Sorry, I'm fresh out of baseball puns :-)

Calvin Massey

I have not read Calandrillo and Buehler's article yet, but I wonder about the assertion in the abstract that the DH rule caters to the fan preferences of the two leagues. It may be that both AL and NL fan preferences are shaped by the presence (AL) and absence (NL) of the DH. That is, people prefer what they are used to seeing. The only way to gauge this would be to assess fan preferences in cities with an AL and NL team (New York, LA, SF-Oakland, Chicago) but the problem there would be that fan preferences in those cities are the product of many other factors besides the DH. As to the Zorn, et al article, I should like to know why it is that Democrats favor the DH more than do Republicans. Are NL cities redder than AL cities? Is there a hidden political dimension to the DH? We do know that President Obama is a White Sox fan, so the top Democrat presumably favors the DH. Because John McCain is the most recent GOP candidate for the Presidency, and he's from Arizona (presumably a D-Back fan) can we presume he despises the DH. But what about GW Bush, who not only lives in Dallas but was once Managing GP of the Texas Rangers? We need answers here.

Patrick S. O'Donnell

Re: "It may be that both AL and NL fan preferences are shaped by the presence (AL) and absence (NL) of the DH. That is, people prefer what they are used to seeing."

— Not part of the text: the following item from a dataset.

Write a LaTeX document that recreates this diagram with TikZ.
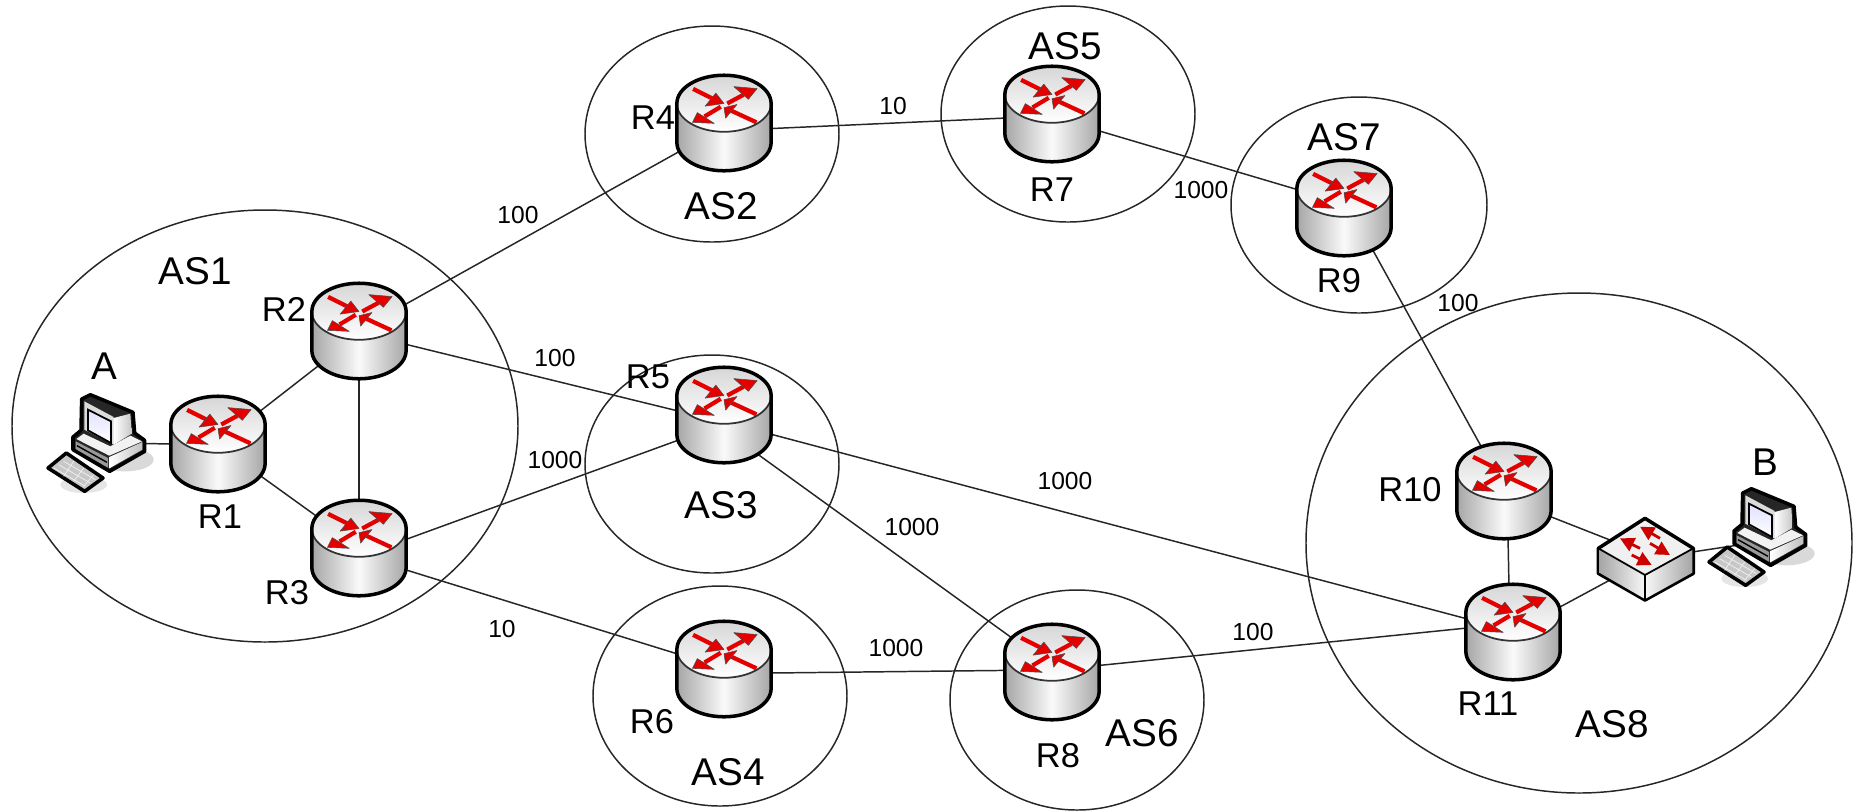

This seems more than plausible to me, as it is similar or analogous to the endowment effect and would be an instance of the "exposure effect," "a psychological phenomenon by which people tend to develop a preference for things merely because they are familiar with them. In social psychology, this effect is sometimes called the familiarity principle."

Jeff Lipshaw

Tim, are you from Detroit? Only a Detroiter would know that Ernie Harwell opened the first broadcast from spring training and the Grapefruit League with the only non-R-rated lines out of the Song of Solomon: "For, lo, the winter is past, the rain is over and gone; The flowers appear on the earth; the time of the singing of birds is come, and the voice of the turtle is heard in our land."

Tim Zinnecker

Jeff (Lipshaw): I was born in Michigan, but our family moved to rural Missouri when I was a youngster. I know of Harwell's ritual only through picking up general baseball knowledge here and there (and from my father, a die-hard Tigers fan). The 1968 World Series still brings back painful memories for me (but not so for my father).

Being a die-hard Cards fan, and an NL fan, I'm opposed to the DH rule. On the assumption, however, that Albert Pujols remains a Cardinal when he turns 40, I may change my tune!